‘Six Feet’ puts nail in series coffin

“Six Feet Under” (8 p.m. Sunday, HBO) wraps up its fifth and final season with an expanded 75-minute episode. Unlike most series finales, this one delivers and will certainly remind viewers of all the elements that made “Six Feet Under” so unique, rewarding and, at times, exasperating.

Not to give too much away here, but “Six Feet Under” concludes with each character facing life (and the afterlife, it seems) with a mixture of dread and anticipation. Brenda’s baby girl arrives prematurely, and the departed Nate appears frequently to give voice to her most dire fears. Claire receives an exciting job offer in New York, but for her, Nate’s apparition serves as an encouraging sign – a message from beyond the grave to seize life’s opportunities.

The expanded episode concludes with a narrative trick that is both daring and gimmicky, and that should certainly generate water-cooler conversation among the show’s faithful following. It also ends the series with an emphatic nail in the proverbial coffin, precluding any hope for a spin-off or sequel. And you can’t ask much more of a series ender.

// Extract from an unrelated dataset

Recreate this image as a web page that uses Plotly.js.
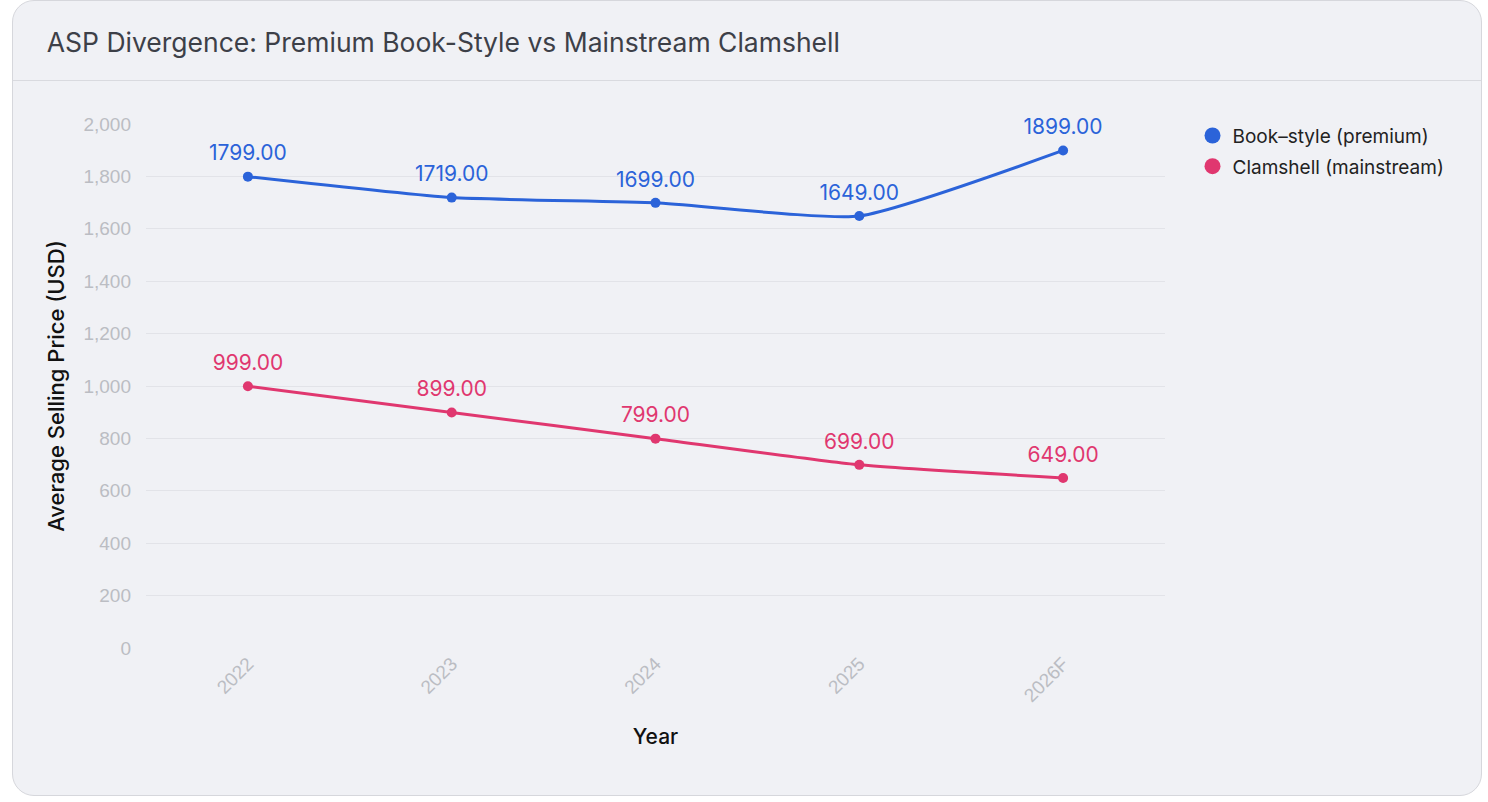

¢ David Ensor is host on “Dead Wrong: Inside an Intelligence Meltdown” (7 p.m. Sunday, CNN), examining how the CIA provided the Bush administration a “slam dunk” case for the existence of Iraqi weapons of mass destruction – evidence that was used to justify a pre-emptive invasion of a sovereign nation. As we all know, the information turned out to be false.

Today’s highlights

¢ Al Pacino, Robin Williams and Hilary Swank star in the 2002 thriller “Insomnia” (7 p.m., AMC).

¢ Scheduled on “48 Hours Mystery” (9 p.m., CBS): the parents of a juvenile killer blame his prescription medication for his violent behavior.

Sunday’s highlights

¢ Scheduled on “Dateline” (6 p.m., NBC): young victims of Uganda’s civil war.

¢ Geoffrey is hesitant about “Hamlet” on “Slings & Arrows” (7 p.m., Sundance).

¢ “My Kind of Town” (8 p.m., ABC) visits Mt. Horeb, Wis.

¢ “Inside 9/11” (8 p.m., National Geographic, concludes Monday) presents a detailed timeline of gathering terrorist threats to America from Islamic extremists from the 1980s to 2001.